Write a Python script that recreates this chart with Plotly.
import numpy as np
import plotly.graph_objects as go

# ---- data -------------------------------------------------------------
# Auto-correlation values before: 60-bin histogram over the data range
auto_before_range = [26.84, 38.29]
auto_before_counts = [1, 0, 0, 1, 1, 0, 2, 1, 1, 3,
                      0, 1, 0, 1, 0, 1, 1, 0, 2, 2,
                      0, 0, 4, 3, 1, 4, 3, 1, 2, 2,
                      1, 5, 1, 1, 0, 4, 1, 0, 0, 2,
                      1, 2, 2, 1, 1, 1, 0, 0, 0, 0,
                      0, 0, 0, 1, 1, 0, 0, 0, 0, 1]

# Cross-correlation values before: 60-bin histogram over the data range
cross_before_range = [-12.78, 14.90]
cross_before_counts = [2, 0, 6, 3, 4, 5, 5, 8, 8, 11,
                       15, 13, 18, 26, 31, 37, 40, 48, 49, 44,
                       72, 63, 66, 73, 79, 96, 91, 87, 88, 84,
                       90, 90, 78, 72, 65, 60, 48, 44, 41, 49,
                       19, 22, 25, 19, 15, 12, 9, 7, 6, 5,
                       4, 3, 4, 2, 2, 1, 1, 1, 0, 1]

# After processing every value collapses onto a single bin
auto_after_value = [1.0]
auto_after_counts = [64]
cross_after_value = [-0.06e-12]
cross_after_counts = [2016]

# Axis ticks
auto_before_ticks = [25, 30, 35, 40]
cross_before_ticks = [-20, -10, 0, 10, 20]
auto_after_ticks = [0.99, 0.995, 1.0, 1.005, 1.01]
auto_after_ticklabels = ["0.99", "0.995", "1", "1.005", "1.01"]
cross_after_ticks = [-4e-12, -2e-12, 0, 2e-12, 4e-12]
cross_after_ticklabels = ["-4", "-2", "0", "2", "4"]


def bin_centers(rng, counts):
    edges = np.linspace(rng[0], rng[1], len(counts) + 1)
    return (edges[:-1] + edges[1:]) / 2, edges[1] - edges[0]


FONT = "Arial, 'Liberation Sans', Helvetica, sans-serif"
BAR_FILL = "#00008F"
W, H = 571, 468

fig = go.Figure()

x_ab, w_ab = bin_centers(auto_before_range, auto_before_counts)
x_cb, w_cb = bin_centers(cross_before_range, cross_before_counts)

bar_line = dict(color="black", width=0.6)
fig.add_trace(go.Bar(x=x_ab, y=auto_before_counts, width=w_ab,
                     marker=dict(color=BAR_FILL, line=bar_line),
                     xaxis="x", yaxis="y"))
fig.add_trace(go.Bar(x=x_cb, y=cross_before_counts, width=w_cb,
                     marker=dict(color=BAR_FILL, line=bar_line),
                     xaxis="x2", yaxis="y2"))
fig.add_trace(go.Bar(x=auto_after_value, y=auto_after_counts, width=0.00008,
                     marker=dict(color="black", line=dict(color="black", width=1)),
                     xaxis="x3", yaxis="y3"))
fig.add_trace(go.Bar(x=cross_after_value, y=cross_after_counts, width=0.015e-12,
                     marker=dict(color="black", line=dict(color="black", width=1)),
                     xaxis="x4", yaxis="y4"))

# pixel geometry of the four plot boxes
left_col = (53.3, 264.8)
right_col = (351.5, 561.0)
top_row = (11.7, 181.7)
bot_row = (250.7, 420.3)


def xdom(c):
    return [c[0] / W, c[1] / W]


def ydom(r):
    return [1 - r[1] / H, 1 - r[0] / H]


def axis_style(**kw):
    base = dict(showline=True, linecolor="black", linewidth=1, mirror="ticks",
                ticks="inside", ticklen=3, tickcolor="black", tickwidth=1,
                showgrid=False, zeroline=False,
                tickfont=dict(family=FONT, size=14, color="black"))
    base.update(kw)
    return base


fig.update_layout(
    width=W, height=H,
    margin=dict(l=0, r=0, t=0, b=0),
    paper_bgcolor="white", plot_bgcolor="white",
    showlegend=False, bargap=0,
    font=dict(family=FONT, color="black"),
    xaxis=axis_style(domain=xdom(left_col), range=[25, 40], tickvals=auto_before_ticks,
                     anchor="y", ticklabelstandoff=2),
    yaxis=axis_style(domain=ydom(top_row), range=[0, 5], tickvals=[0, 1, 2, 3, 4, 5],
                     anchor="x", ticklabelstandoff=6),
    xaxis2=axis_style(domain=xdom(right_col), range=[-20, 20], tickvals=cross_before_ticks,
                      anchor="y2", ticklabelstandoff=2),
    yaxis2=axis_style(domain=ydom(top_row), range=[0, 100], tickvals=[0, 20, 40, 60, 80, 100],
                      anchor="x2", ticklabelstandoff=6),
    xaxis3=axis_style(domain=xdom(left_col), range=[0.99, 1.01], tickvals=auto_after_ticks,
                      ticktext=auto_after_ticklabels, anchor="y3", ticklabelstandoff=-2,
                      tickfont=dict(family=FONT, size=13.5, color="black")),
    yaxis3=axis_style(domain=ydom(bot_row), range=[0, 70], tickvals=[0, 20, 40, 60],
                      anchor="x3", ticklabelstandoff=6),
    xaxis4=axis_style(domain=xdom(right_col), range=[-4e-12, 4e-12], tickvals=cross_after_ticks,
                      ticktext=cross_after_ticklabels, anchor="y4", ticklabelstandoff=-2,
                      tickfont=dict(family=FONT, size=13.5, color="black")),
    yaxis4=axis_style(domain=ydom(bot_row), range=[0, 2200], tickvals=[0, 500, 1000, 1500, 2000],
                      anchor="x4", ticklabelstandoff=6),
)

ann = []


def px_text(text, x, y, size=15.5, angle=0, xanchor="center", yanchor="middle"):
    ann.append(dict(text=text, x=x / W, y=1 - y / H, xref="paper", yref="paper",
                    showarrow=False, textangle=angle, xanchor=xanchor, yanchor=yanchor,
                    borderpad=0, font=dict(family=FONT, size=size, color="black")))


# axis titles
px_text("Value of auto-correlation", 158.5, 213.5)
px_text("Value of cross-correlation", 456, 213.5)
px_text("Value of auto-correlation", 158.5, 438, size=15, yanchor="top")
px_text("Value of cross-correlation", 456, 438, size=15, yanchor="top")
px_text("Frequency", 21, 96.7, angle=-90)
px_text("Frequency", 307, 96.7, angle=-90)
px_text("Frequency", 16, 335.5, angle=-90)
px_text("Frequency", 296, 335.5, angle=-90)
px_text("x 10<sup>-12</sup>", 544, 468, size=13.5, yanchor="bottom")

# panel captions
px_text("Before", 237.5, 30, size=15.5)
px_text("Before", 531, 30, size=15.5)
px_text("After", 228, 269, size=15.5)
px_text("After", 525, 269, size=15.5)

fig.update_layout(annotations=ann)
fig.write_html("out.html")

════════

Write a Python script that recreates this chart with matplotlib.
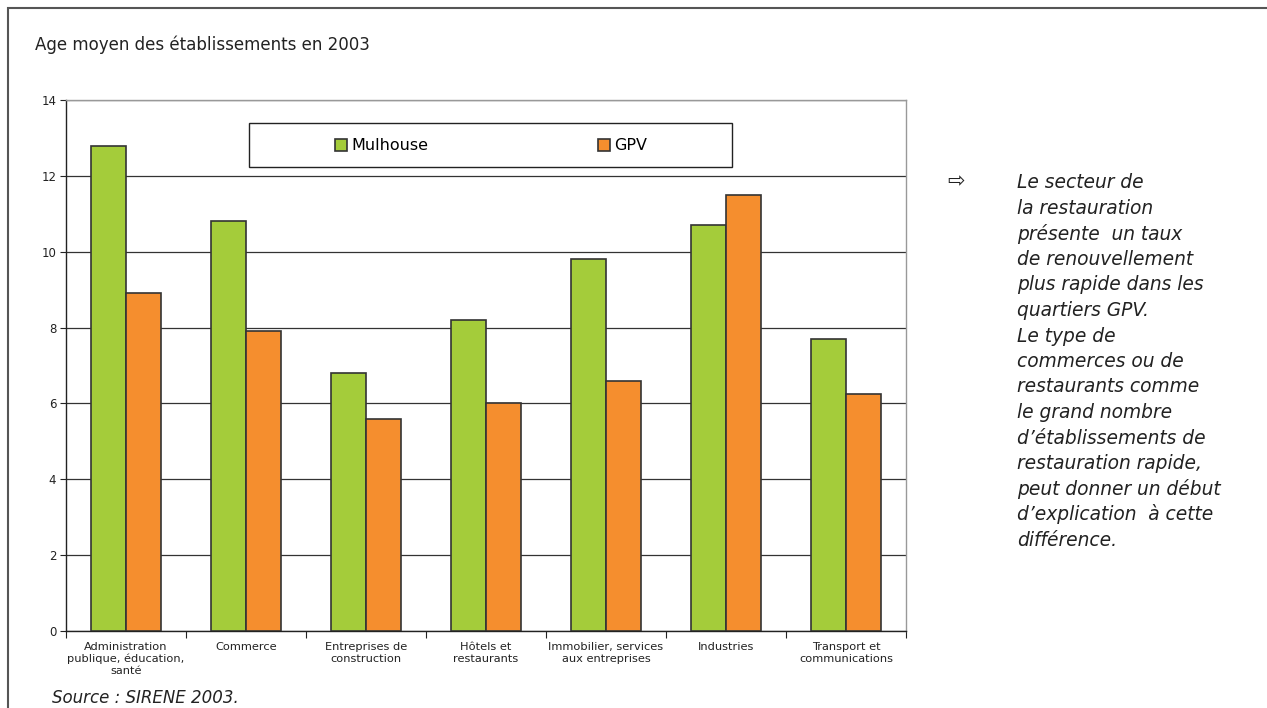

════════

YOUR GOAL:
Each line from the one bearing "Write a Python script that recreates this chart with Plotly." through the one bearing "4, 3, 4, 2, 2, 1, 1, 1, 0, 1]" is to be duplicated without change; all remaining lines are to be left out.

COMPLETE OUTPUT:
Write a Python script that recreates this chart with Plotly.
import numpy as np
import plotly.graph_objects as go

# ---- data -------------------------------------------------------------
# Auto-correlation values before: 60-bin histogram over the data range
auto_before_range = [26.84, 38.29]
auto_before_counts = [1, 0, 0, 1, 1, 0, 2, 1, 1, 3,
                      0, 1, 0, 1, 0, 1, 1, 0, 2, 2,
                      0, 0, 4, 3, 1, 4, 3, 1, 2, 2,
                      1, 5, 1, 1, 0, 4, 1, 0, 0, 2,
                      1, 2, 2, 1, 1, 1, 0, 0, 0, 0,
                      0, 0, 0, 1, 1, 0, 0, 0, 0, 1]

# Cross-correlation values before: 60-bin histogram over the data range
cross_before_range = [-12.78, 14.90]
cross_before_counts = [2, 0, 6, 3, 4, 5, 5, 8, 8, 11,
                       15, 13, 18, 26, 31, 37, 40, 48, 49, 44,
                       72, 63, 66, 73, 79, 96, 91, 87, 88, 84,
                       90, 90, 78, 72, 65, 60, 48, 44, 41, 49,
                       19, 22, 25, 19, 15, 12, 9, 7, 6, 5,
                       4, 3, 4, 2, 2, 1, 1, 1, 0, 1]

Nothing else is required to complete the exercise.